Can-Can at the Goodspeed Opera House (as it was known then in 1995) was my first union job, and my first experience working with a celebrity. Director Martin Charnin had written Annie and first produced it there, so it was a very exciting experience to get that job for the summer, 4 months in Connecticut re-creating an old classic. I was in the ensemble and understudying the lady-villain and had a few comic features, which were a blast and tailored just for me. What I was impressed with most was that Mr. Charnin had been given carte blanche by the Cole Porter estate to “improve upon” the musical, so he was adding little political lines to try to make more intellectually stimulating text (adding Emile Zola jokes, of all things, I don’t know if the script writer Abe Burrows would have approved!) and mixing up some of the musical arrangements to spice up the beautifully traditional score. One day in rehearsals during a ballad sung by the male protagonist, Martin kept telling the pianist to raise the key a half step every half verse or so to heighten the drama of the song. I had never imagined that you could do such a thing, just by saying “try this,” as if we were writing it there in the room. I was in my first year in NYC and had very little contact with new works as of yet. Little did I know that new musicals would end up being my passion for the next 20 years, and I have been in countless workshops and readings of new works since. Even with Martin tugging and prodding that quaint little musical into a more interesting production, I believe that sociologically we as the audience just don’t want to see a story about something so completely dated that we can’t relate. In this, namely, dancing on stage as a crime, the focal point of the drama, from which the love story emerges. The famous songs which you might recognize are “I Love Paris,” “It’s Alright With Me,” and “C’est Magnifique,” which have had lives outside of the theatre having been recorded by Doris Day, Frank Sinatra, Ella Fitzgerald, Maurice Chevalier, and Harry Connick, Jr., among others. It’s difficult to know what makes a show successful, that’s part of the magic of live theatre, it’s alchemical, but I think having cultural relevance could be an important part of whether something can stand the test of time on stage.

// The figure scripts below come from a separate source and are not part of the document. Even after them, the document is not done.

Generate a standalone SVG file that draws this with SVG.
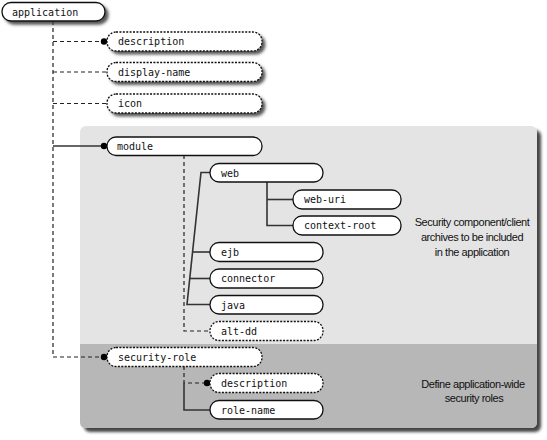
<svg xmlns="http://www.w3.org/2000/svg" width="547" height="440" viewBox="0 0 547 440">
<defs>
<filter id="sh" x="-10%" y="-30%" width="130%" height="180%">
<feDropShadow dx="3" dy="3" stdDeviation="1.4" flood-color="#3a3a3a" flood-opacity="0.85"/>
</filter>
<filter id="psh" x="-5%" y="-5%" width="110%" height="110%">
<feDropShadow dx="4" dy="4" stdDeviation="1.6" flood-color="#333" flood-opacity="0.9"/>
</filter>
</defs>
<style>
.box{fill:#fff;stroke:#111;stroke-width:1.3}
.opt{stroke-dasharray:2 1.4}
.t{font-family:"DejaVu Sans Mono",monospace;font-size:10px;fill:#111}
.n{font-family:"Liberation Sans",sans-serif;font-size:11px;letter-spacing:-0.45px;fill:#111;text-anchor:middle}
.sol{fill:none;stroke:#333;stroke-width:1.6}
.dsh{fill:none;stroke:#222;stroke-width:1.2;stroke-dasharray:4 3}
.dot{fill:#000}
</style>
<rect width="547" height="440" fill="#fff"/>
<g id="panels">
<rect x="80" y="126" width="457" height="302" rx="6" fill="#e4e4e4" filter="url(#psh)"/>
<path d="M80,344 H537 V422 Q537,428 531,428 H86 Q80,428 80,422 Z" fill="#b7b7b7"/>
<text class="n" x="472" y="226">Security component/client</text>
<text class="n" x="472" y="241">archives to be included</text>
<text class="n" x="472" y="256">in the application</text>
<text class="n" x="473" y="388">Define application-wide</text>
<text class="n" x="474" y="402">security roles</text>
</g>
<g id="connectors">
<path class="dsh" d="M53,21 V357 H104"/>
<path class="dsh" d="M53,41.5 H104"/>
<path class="dsh" d="M53,72 H107"/>
<path class="dsh" d="M53,103.5 H107"/>
<path class="sol" d="M53,146 H104"/>
<path class="dsh" d="M184,155 V331 H210"/>
<path class="sol" d="M210,172.5 H201 L187,304.5 H210"/>
<path class="sol" d="M192.5,252 H210"/>
<path class="sol" d="M189.8,278.5 H210"/>
<path class="sol" d="M267,182 V225.5 H293"/>
<path class="sol" d="M267,199.5 H293"/>
<path class="dsh" d="M184,366 V383 H207"/>
<path class="sol" d="M184,383 V410 H210"/>
<circle class="dot" cx="104" cy="41.5" r="3.2"/>
<circle class="dot" cx="104" cy="146" r="3.2"/>
<circle class="dot" cx="104" cy="357" r="3.2"/>
<circle class="dot" cx="207" cy="383" r="3.2"/>
</g>
<g id="application"><rect class="box" x="2" y="2.5" width="103" height="18.5" rx="9" filter="url(#sh)"/><text class="t" x="12" y="15.5">application</text></g>
<g id="description"><rect class="box opt" x="107" y="32" width="155" height="19" rx="9" filter="url(#sh)"/><text class="t" x="118" y="45">description</text></g>
<g id="display-name"><rect class="box opt" x="107" y="62.5" width="155" height="19" rx="9" filter="url(#sh)"/><text class="t" x="118" y="75.5">display-name</text></g>
<g id="icon"><rect class="box opt" x="107" y="94" width="155" height="19" rx="9" filter="url(#sh)"/><text class="t" x="118" y="107">icon</text></g>
<g id="module"><rect class="box" x="107" y="137" width="155" height="18.5" rx="9"/><text class="t" x="117" y="150">module</text></g>
<g id="web"><rect class="box" x="210" y="163.5" width="113" height="18.5" rx="9"/><text class="t" x="221" y="176.5">web</text></g>
<g id="web-uri"><rect class="box" x="293" y="190" width="108" height="19" rx="9"/><text class="t" x="304" y="203">web-uri</text></g>
<g id="context-root"><rect class="box" x="293" y="216" width="108" height="19" rx="9"/><text class="t" x="304" y="229">context-root</text></g>
<g id="ejb"><rect class="box" x="210" y="242.5" width="113" height="19" rx="9"/><text class="t" x="221" y="255.5">ejb</text></g>
<g id="connector"><rect class="box" x="210" y="269" width="113" height="19" rx="9"/><text class="t" x="221" y="282">connector</text></g>
<g id="java"><rect class="box" x="210" y="295.5" width="113" height="18.5" rx="9"/><text class="t" x="221" y="308.5">java</text></g>
<g id="alt-dd"><rect class="box opt" x="210" y="321.5" width="113" height="19" rx="9"/><text class="t" x="221" y="334.5">alt-dd</text></g>
<g id="security-role"><rect class="box opt" x="107" y="347.5" width="155" height="19" rx="9"/><text class="t" x="118" y="360.5">security-role</text></g>
<g id="description-2"><rect class="box opt" x="210" y="373.5" width="113" height="19" rx="9"/><text class="t" x="221" y="386.5">description</text></g>
<g id="role-name"><rect class="box" x="210" y="400.5" width="113" height="18.5" rx="9"/><text class="t" x="221" y="413.5">role-name</text></g>
</svg>
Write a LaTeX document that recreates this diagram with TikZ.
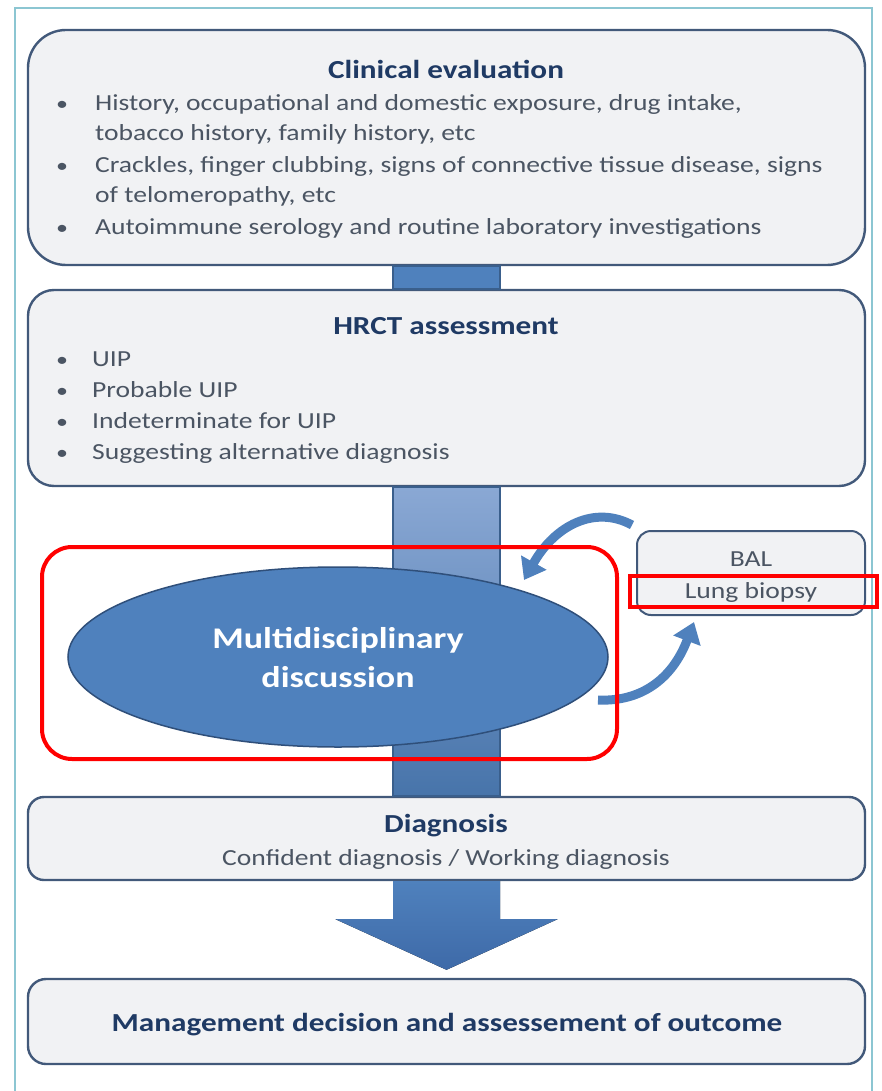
\documentclass[tikz,border=0pt]{standalone}
\usepackage{fontspec}
\setmainfont{Carlito}[FakeStretch=1.2]
\usetikzlibrary{arrows.meta,shapes.geometric}
\definecolor{boxfill}{HTML}{F1F2F4}
\definecolor{boxdraw}{HTML}{42597A}
\definecolor{titlecol}{HTML}{1F3A64}
\definecolor{bodycol}{HTML}{4B5563}
\definecolor{barfill}{HTML}{4F81BD}
\definecolor{bardraw}{HTML}{3A5F8C}
\definecolor{barlight}{HTML}{8AA8D4}
\definecolor{bardark}{HTML}{3E6AA8}
\definecolor{framecol}{HTML}{8CC6D2}
\definecolor{ellborder}{HTML}{2F4F7A}
\begin{document}
\begin{tikzpicture}[x=1pt,y=-1pt,
  panel/.style={draw=boxdraw, line width=2.4pt, fill=boxfill, inner sep=0pt},
  ttl/.style={text=titlecol, font=\fontsize{26}{30}\selectfont\bfseries, anchor=base, inner sep=0pt},
  body/.style={text=bodycol, font=\fontsize{23}{27}\selectfont, anchor=base west, inner sep=0pt},
  bul/.style={text=bodycol, font=\fontsize{20}{24}\selectfont, anchor=base, inner sep=0pt},
  redbox/.style={draw=red, line width=4pt, inner sep=0pt},
  curvearrow/.style={draw=barfill, line width=9pt, -{Triangle[length=20pt,width=28pt]}}
]
\useasboundingbox (0,0) rectangle (881,1091);
\fill[white] (0,0) rectangle (881,1091);
\draw[framecol, line width=1.2pt] (15,1091) -- (15,8) -- (872,8) -- (872,1091);

% boxes
\node[panel, rounded corners=38pt, minimum width=837pt, minimum height=235pt] (clin) at (446.5,147.5) {};
\node[panel, rounded corners=26pt, minimum width=837pt, minimum height=196pt] (hrct) at (446.5,388) {};
\node[panel, rounded corners=16pt, minimum width=837pt, minimum height=83pt] (diag) at (446.5,838.5) {};
\node[panel, rounded corners=18pt, minimum width=837pt, minimum height=85pt] (mgmt) at (446.5,1021.5) {};

% bar clin -> hrct
\draw[bardraw, line width=1.5pt, fill=barfill] ([xshift=-53.5pt]clin.south) rectangle ([xshift=53.5pt]hrct.north);
% bar hrct -> diag
\draw[bardraw, line width=1.5pt, top color=barlight, bottom color=barfill!90!black] ([xshift=-53.5pt]hrct.south) rectangle ([xshift=53.5pt]diag.north);

% down arrow diag -> mgmt
\coordinate (tip) at ([yshift=8pt]mgmt.north);
\fill[top color=barfill, bottom color=bardark]
  ([xshift=-53.5pt]diag.south) -- ([xshift=-53.5pt,yshift=-38pt]diag.south) -- ([xshift=-111pt,yshift=-38pt]diag.south)
  -- (tip) -- ([xshift=111pt,yshift=-38pt]diag.south) -- ([xshift=53.5pt,yshift=-38pt]diag.south) -- ([xshift=53.5pt]diag.south) -- cycle;

% ellipse
\node[ellipse, draw=ellborder, line width=1.5pt, fill=barfill, minimum width=540pt, minimum height=180pt, inner sep=0pt] (mdd) at (338,657) {};
\node[text=white, font=\fontsize{30}{34}\selectfont\bfseries, anchor=base, inner sep=0pt] (mddA) at (338,648) {Multidisciplinary};
\node[text=white, font=\fontsize{30}{34}\selectfont\bfseries, anchor=base, inner sep=0pt] (mddB) at (338,687) {discussion};

% BAL box
\node[panel, line width=2pt, rounded corners=14pt, minimum width=228pt, minimum height=84pt] (bal) at (751,573) {};
\node[text=bodycol, font=\fontsize{23}{27}\selectfont, anchor=base, inner sep=0pt] (balA) at (751,566) {BAL};
\node[text=bodycol, font=\fontsize{23}{27}\selectfont, anchor=base, inner sep=0pt] (balB) at (751,598) {Lung biopsy};

% curved arrows
\coordinate (a1s) at (632,525);
\coordinate (a1e) at (524,580);
\coordinate (a2s) at (598,700);
\coordinate (a2e) at (694,622);
\draw[curvearrow] (a1s) .. controls (595,505) and (555,525) .. (a1e);
\draw[curvearrow] (a2s) .. controls (640,702) and (672,680) .. (a2e);

% red highlight boxes
\node[redbox, rounded corners=30pt, minimum width=575pt, minimum height=212pt] (red1) at (329.5,653) {};
\node[redbox, minimum width=247pt, minimum height=31pt] (red2) at (753.5,591.5) {};

% Clinical evaluation text
\node[ttl] (clinT) at (446,79) {Clinical evaluation};
\node[bul] (cb1) at (62,111) {\textbullet};
\node[body] (cl1) at (95,111) {History, occupational and domestic exposure, drug intake,};
\node[body] (cl2) at (95,141) {tobacco history, family history, etc};
\node[bul] (cb2) at (62,173) {\textbullet};
\node[body] (cl3) at (95,173) {Crackles, finger clubbing, signs of connective tissue disease, signs};
\node[body] (cl4) at (95,203) {of telomeropathy, etc};
\node[bul] (cb3) at (62,234) {\textbullet};
\node[body] (cl5) at (95,234) {Autoimmune serology and routine laboratory investigations};

% HRCT text
\node[ttl] (hrctT) at (446,334) {HRCT assessment};
\node[bul] (hb1) at (62,366) {\textbullet};
\node[body] (hl1) at (92,366) {UIP};
\node[bul] (hb2) at (62,397) {\textbullet};
\node[body] (hl2) at (92,397) {Probable UIP};
\node[bul] (hb3) at (62,428) {\textbullet};
\node[body] (hl3) at (92,428) {Indeterminate for UIP};
\node[bul] (hb4) at (62,459) {\textbullet};
\node[body] (hl4) at (92,459) {Suggesting alternative diagnosis};

% Diagnosis text
\node[ttl] (diagT) at (446,832) {Diagnosis};
\node[text=bodycol, font=\fontsize{23}{27}\selectfont, anchor=base, inner sep=0pt] (diagS) at (446,865) {Confident diagnosis / Working diagnosis};

% Management text
\node[ttl] (mgmtT) at (447,1031) {Management decision and assessement of outcome};
\end{tikzpicture}
\end{document}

Kiss Me, Kate is a re-working of The Taming of the Shrew and always a delight, musically and dramatically, and Anything Goes boasts a non-stop hit score and a silly story that seems still to delight audiences today, but those are the only 2 of his 6 musicals for stage that continue to be produced on a regular basis. His style was so “of his time” (the 1920s-1940s), and although he continued composing for film and many of his songs are still being re-imagined and re-recorded, the script and subject matter of those musicals are not challenging enough for a modern audience to relate to, in my opinion.
Why do you think audiences instantly connect with Once?
It’s full of longing and real everyday emotion that we are all faced with. Love, existence, communication, relationship, all of the things that poetry speaks of are present, but in a rugged yet simple, pared down style. I think the musical, more so than the movie, has the wonderful effect of coloring in the pencil drawings of our supporting characters. Also, the cast sits on the stage the whole time in the musical and plays all the music while moving about acting, changing the scenes, and watching the action. It turns the beautifully simple story into a story about us all, audience included.